Having decided to consider triggering it, she could have spent time in evaluation of the circumstances that led to the result and options for their resolution, reaching a cross-parliament consensus for what the vote meant and the desirable response, before (if agreed) triggering article 50. At which point the EU would have been able to enter negotiations with a country that knew what it wanted. That this did not happen is the fault of the PM, who has visited this ill-considered disaster upon the country. We can hardly blame the EU. Sorry for her? You must be joking.
John Bold
London
• “When you think about it,” says Mrs May in her homespun video, “people didn’t vote on party lines when it came to the Brexit referendum” (Cabinet fury at May grows as long Brexit delay looms, 8 April).

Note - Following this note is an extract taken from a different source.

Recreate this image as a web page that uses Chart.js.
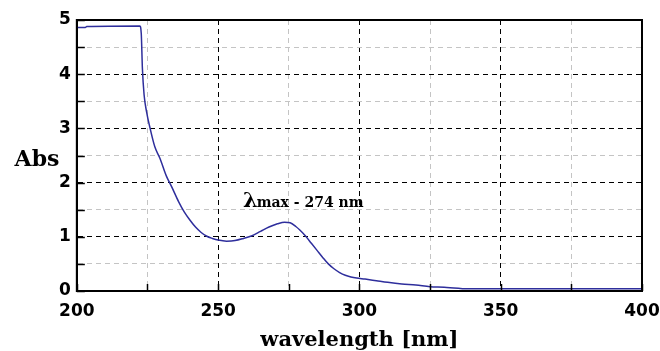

No, in case she hadn’t noticed, it was a national vote on binary terms with a simple majority. Surely, when proposing to change the constitutional framework of a nation, at least a super-majority of actual voters, or, as in Scotland and Denmark, a 40% threshold of eligible voters is required. Then you have a more stable consensus. When only 37% of the eligible electorate vote definitively to leave the EU, you have a small tail wagging a very large dog with concomitant division and disagreement across generational, regional, national and political lines. Add a governing Tory party, now a minority government, calling it, losing it and negotiating it all on its own, and it is no wonder we are where we are – and will be for years to come.
Howard Richards
Dalton-le-Dale, County Durham
• Our two main political parties face an existential crisis that is of their own making. When the two major parties were a “broad church” they could claim to be representative of public opinion. Now that both have been captured by the leaver faction, they have effectively disenfranchised that half of the electorate that voted remain. The poor turnout at the Newport byelection (Report, 6 April)demonstrates the lack of enthusiasm for the two main parties. Scottish Labour shows what happens to a party that loses touch with the electorate – it’s rejected by the voters. The absence of a proportional representation voting system will prevent either major party being replaced by an insurgent SNP-like party as happened in Scotland. Instead, we will suffer decades of unrepresentative government, as the two main parties slowly go through their death throes.
Derrick Joad
Leeds
• In the Head to Head between Jess Phillips and Gloria de Piero (theguardian.com, 8 April), the latter bases her argument against a second Brexit referendum on the grounds that the vote was a working-class protest against the political class and would disrespect their legitimate grievance against Westminster’s indifference. She might care to read the work of Professor Danny Dorling, who showed that 52% of people who voted leave lived in the southern half of England, and 59% were in the middle classes, while the proportion of leave voters in the lowest two social classes was just 24%. Brexit was the fault of the elderly southern middle classes. Will she now change her mind?
Ian Ragan
Cheltenham, Gloucestershire
• Gloria de Piero dangerously underestimates the degree to which the UK is currently divided if she believes that “a second referendum will only serve to divide the country further”. A second referendum is the best, perhaps the only, chance we have of scrambling back from an unnecessary but increasingly likely disaster.